Lenstra–Lenstra–Lovász (LLL) algorithm

The Lenstra–Lenstra–Lovász (LLL) algorithm is a foundational polynomial-time method for approximating lattice basis reduction, introduced by Arjen K. Lenstra, Hendrik W. Lenstra Jr., and László Lovász in 1982.^[16] It transforms an arbitrary basis of a lattice into a reduced basis with relatively short, nearly orthogonal vectors, enabling efficient solutions to hard lattice problems like the shortest vector problem (SVP) in practice.^[19] The algorithm's significance lies in its ability to handle high-dimensional lattices in polynomial time, marking a breakthrough over previous exponential-time methods.^[16] The algorithm runs in polynomial time, with a complexity of O(n^6 (\log B)^3) in standard analyses of the original implementation, where n is the lattice dimension and B is the maximum norm of the basis vectors.^[16] The algorithm relies on the Gram–Schmidt orthogonalization process to maintain an orthogonal basis \mathbf{b}_1^*, \dots, \mathbf{b}_n^* derived from the input basis \mathbf{b}_1, \dots, \mathbf{b}_n. The projection coefficients are computed as

\mu_{i,j} = \frac{\langle \mathbf{b}_i, \mathbf{b}_j^* \rangle}{\|\mathbf{b}_j^*\|^2}

for $1 \leq j < i \leq n. Size reduction ensures these coefficients are bounded by performing column operations: if |\mu_{i,j}| > 1/2 for some j < i, subtract the nearest integer multiple of \mathbf{b}_j from \mathbf{b}_i and update the coefficients accordingly.^[19] The core loop then checks the Lovász condition—a quality measure ensuring orthogonality—specifically, for each i \geq 2,

\|\mathbf{b}_i^*\|^2 \geq \left( \delta - \mu_{i,i-1}^2 \right) \|\mathbf{b}_{i-1}^*\|^2,

where \delta \in (1/4, 1) is a parameter (commonly \delta = 3/4); if violated, swap \mathbf{b}_{i-1} and \mathbf{b}_i, update the Gram–Schmidt basis, and restart the process from the previous index.^[19] A high-level outline of the LLL algorithm is as follows:

Initialize k = 2.
While k \leq n:
- Compute the Gram–Schmidt orthogonalization and coefficients \mu_{i,j}.
- Perform size reduction on \mathbf{b}_k using previous vectors.
- If the Lovász condition holds for k, set k \leftarrow k + 1.
- Otherwise, swap \mathbf{b}_{k-1} and \mathbf{b}_k, perform size reduction on the new \mathbf{b}_k, and set k \leftarrow \max(2, k-1).
Terminate when k > n, yielding an LLL-reduced basis.

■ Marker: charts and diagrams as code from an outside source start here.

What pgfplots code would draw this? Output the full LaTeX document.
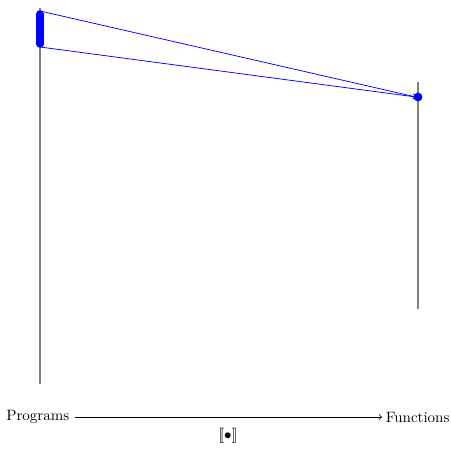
\documentclass[border=0pt]{standalone}
\usepackage{pgfplots}
\pgfplotsset{compat=1.18}
\begin{document}
\begin{tikzpicture}
\begin{axis}[
  scale only axis, width=252pt, height=250.7pt,
  xmin=40, xmax=418, ymin=60, ymax=436,
  axis lines=none, clip=false,
]
\path (axis cs:0,0) (axis cs:451,444);
% vertical axes
\addplot[gray, line width=1.3pt] coordinates {(40,60) (40,436)};
\addplot[gray, line width=1.3pt] coordinates {(418,135) (418,362)};
% thick blue segment
\addplot[blue, line width=5pt, line cap=round] coordinates {(40,430) (40,400)};
% mapping lines
\addplot[blue, line width=0.5pt, ->] coordinates {(40,433) (416,347)};
\addplot[blue, line width=0.5pt, ->] coordinates {(40,397) (416,347)};
% image point
\addplot[only marks, mark=*, mark size=2.7pt, blue] coordinates {(418,347)};
% bottom arrow
\draw[->, line width=0.5pt] (axis cs:75,27) -- (axis cs:382,27);
\node[anchor=east, inner sep=1pt] at (axis cs:71,27) {Programs};
\node[anchor=west, inner sep=1pt] at (axis cs:384,27) {Functions};
\node at (axis cs:228,8) {$[\![\bullet]\!]$};
\end{axis}
\end{tikzpicture}
\end{document}
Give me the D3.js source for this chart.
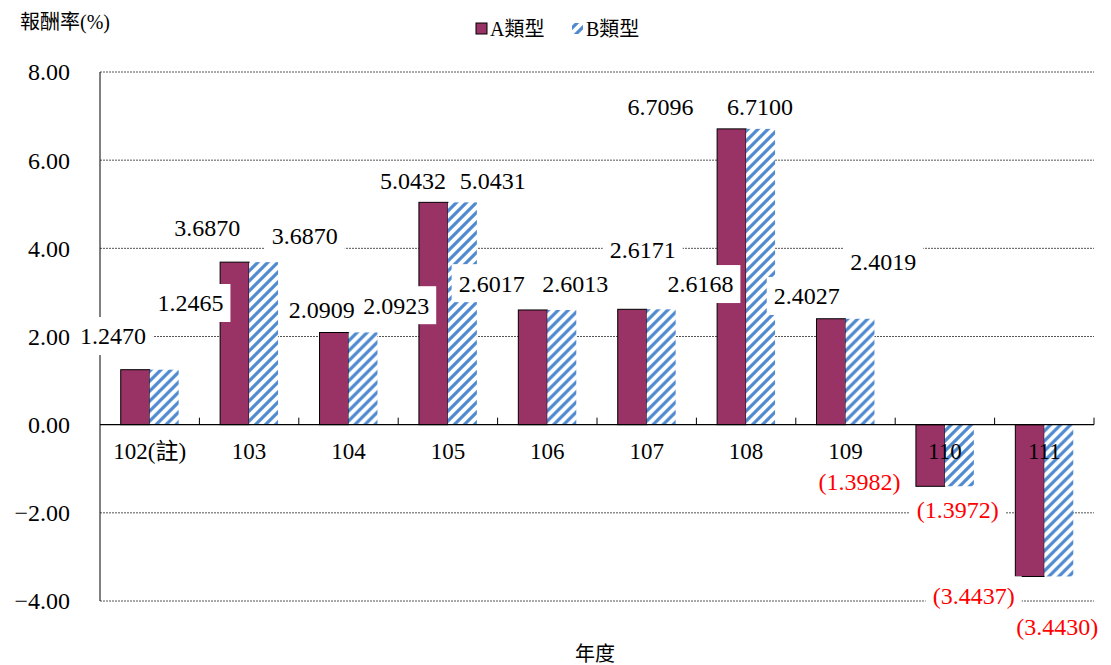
<!DOCTYPE html>
<html><head><meta charset="utf-8">
<script src="https://cdn.jsdelivr.net/npm/d3@7"></script>
<style>
html,body{margin:0;padding:0;background:#fff;}
svg{display:block;}
</style></head>
<body>
<svg id="chart" width="1111" height="665"></svg>
<script>
const categories = ["102(註)","103","104","105","106","107","108","109","110","111"];
const seriesNames = ["A類型","B類型"];
const valuesA = [1.2470, 3.6870, 2.0909, 5.0432, 2.6017, 2.6171, 6.7096, 2.4027, -1.3982, -3.4437];
const valuesB = [1.2465, 3.6870, 2.0923, 5.0431, 2.6013, 2.6168, 6.7100, 2.4019, -1.3972, -3.4430];
const yTicks = [-4, -2, 0, 2, 4, 6, 8];
// label anchors in data space: [category position (0..10), value]
const labelAnchorA = [[0.13,2.01],[1.08,4.46],[2.23,2.60],[3.15,5.54],[3.94,3.21],[5.46,3.96],[5.64,7.22],[7.11,2.92],[7.64,-1.29],[8.79,-3.87]];
const labelAnchorB = [[0.91,2.76],[2.06,4.28],[2.98,2.71],[3.95,5.54],[4.78,3.21],[6.04,3.19],[6.64,7.22],[7.88,3.69],[8.63,-1.92],[9.63,-4.57]];

const FONT = "'Liberation Serif','Times New Roman','DejaVu Serif','Noto Sans CJK TC',serif";
const svg = d3.select("#chart").attr("font-family", FONT);
const pLeft = 100, pRight = 1094, pTop = 72, pBottom = 601;
const colorA = "#993366", colorB = "#4f8ad0";

const defs = svg.append("defs");
const pat = defs.append("pattern").attr("id","hatch").attr("patternUnits","userSpaceOnUse")
  .attr("width",10).attr("height",10);
pat.append("rect").attr("width",10).attr("height",10).attr("fill","#fff");
pat.append("path").attr("d","M-2,12 L12,-2 M-7,7 L7,-7 M3,17 L17,3")
  .attr("stroke",colorB).attr("stroke-width",3.2);

const y = d3.scaleLinear().domain([-4, 8]).range([pBottom, pTop]);
const x0 = d3.scaleBand().domain(categories).range([pLeft, pRight]).paddingInner(0.417).paddingOuter(0.2085);
const x1 = d3.scaleBand().domain(seriesNames).range([0, x0.bandwidth()]);
const xPos = d3.scaleLinear().domain([0, categories.length]).range([pLeft, pRight]);

// gridlines
svg.append("g").selectAll("line").data(yTicks.filter(d => d !== 0)).join("line")
  .attr("x1", pLeft).attr("x2", pRight).attr("y1", d => y(d)).attr("y2", d => y(d))
  .attr("stroke", "#555").attr("stroke-width", 1).attr("stroke-dasharray", "2,1");

// y tick labels
svg.append("g").selectAll("text").data(yTicks).join("text")
  .attr("x", 70).attr("y", d => y(d)).attr("dy", "0.35em")
  .attr("text-anchor", "end").attr("font-size", 24)
  .text(d => d3.format(".2f")(d));

// left axis line
svg.append("line").attr("x1", pLeft).attr("x2", pLeft).attr("y1", pTop).attr("y2", pBottom)
  .attr("stroke", "#000").attr("stroke-width", 1);

// bars
const data = categories.map((c, i) => ({cat: c, vals: [valuesA[i], valuesB[i]]}));
const groups = svg.append("g").selectAll("g").data(data).join("g")
  .attr("transform", d => `translate(${x0(d.cat)},0)`);
groups.selectAll("rect").data(d => d.vals.map((v, j) => ({s: seriesNames[j], v, j}))).join("rect")
  .attr("x", d => x1(d.s)).attr("width", x1.bandwidth())
  .attr("y", d => Math.min(y(d.v), y(0))).attr("height", d => Math.abs(y(d.v) - y(0)))
  .attr("fill", d => d.j === 0 ? colorA : "url(#hatch)")
  .attr("stroke", d => d.j === 0 ? "#000" : "none").attr("stroke-width", 1);

// zero axis
svg.append("line").attr("x1", pLeft).attr("x2", pRight).attr("y1", y(0)).attr("y2", y(0))
  .attr("stroke", "#000").attr("stroke-width", 1.2);
svg.append("g").selectAll("line").data(d3.range(1, categories.length + 1)).join("line")
  .attr("x1", d => xPos(d)).attr("x2", d => xPos(d)).attr("y1", y(0) - 7).attr("y2", y(0))
  .attr("stroke", "#000");

// category labels
svg.append("g").selectAll("text").data(categories).join("text")
  .attr("x", d => x0(d) + x0.bandwidth() / 2).attr("y", y(0) + 26).attr("dy", "0.35em")
  .attr("text-anchor", "middle").attr("font-size", 23)
  .text(d => d);

// data labels
const fmt = v => v < 0 ? "(" + d3.format(".4f")(-v) + ")" : d3.format(".4f")(v);
const labels = [];
valuesA.forEach((v, i) => labels.push({v, a: labelAnchorA[i]}));
valuesB.forEach((v, i) => labels.push({v, a: labelAnchorB[i]}));
const lg = svg.append("g");
labels.forEach(l => {
  const cx = xPos(l.a[0]), cy = y(l.a[1]);
  const t = lg.append("text").attr("x", cx).attr("y", cy).attr("dy", "0.35em")
    .attr("text-anchor", "middle").attr("font-size", 24)
    .attr("fill", l.v < 0 ? "#ff0000" : "#000").text(fmt(l.v));
  const bb = t.node().getBBox();
  const w = Math.max(80, bb.width + 14);
  lg.insert("rect", () => t.node()).attr("x", cx - w / 2).attr("y", cy - 19)
    .attr("width", w).attr("height", 38).attr("fill", "#fff");
});

// titles
svg.append("text").attr("x", 20).attr("y", 22).attr("dy", "0.35em").attr("font-size", 20)
  .text("報酬率(%)");
svg.append("text").attr("x", 595).attr("y", 654).attr("dy", "0.35em").attr("font-size", 20)
  .attr("text-anchor", "middle").text("年度");

// legend
const leg = svg.append("g");
leg.append("rect").attr("x", 476).attr("y", 23).attr("width", 11).attr("height", 11)
  .attr("fill", colorA).attr("stroke", "#000").attr("stroke-width", 1);
leg.append("text").attr("x", 490).attr("y", 29).attr("dy", "0.35em").attr("font-size", 20).text(seriesNames[0]);
leg.append("rect").attr("x", 572).attr("y", 23).attr("width", 11).attr("height", 11).attr("fill", "url(#hatch)");
leg.append("text").attr("x", 586).attr("y", 29).attr("dy", "0.35em").attr("font-size", 20).text(seriesNames[1]);
</script>
</body></html>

This iterative process converges in polynomial time due to the \delta-parameter bounding potential expansions in vector norms.^[19] Upon termination, the algorithm guarantees an approximate reduction: for the output basis vectors, \|\mathbf{b}_i\| \leq 2^{(n-1)/2} \lambda_i(\mathcal{L}), where \lambda_i(\mathcal{L}) is the i-th successive minimum of the lattice \mathcal{L}.^[19] This provides a deterministic $2^{O(n)}-approximation to SVP, with the exponential dependence on dimension limiting its tightness but ensuring practicality.^[16] Variants of LLL, such as those incorporating early termination (stopping when no swaps occur after a fixed number of iterations), improve efficiency in applications where full reduction is unnecessary, reducing runtime while preserving approximate guarantees.^[20]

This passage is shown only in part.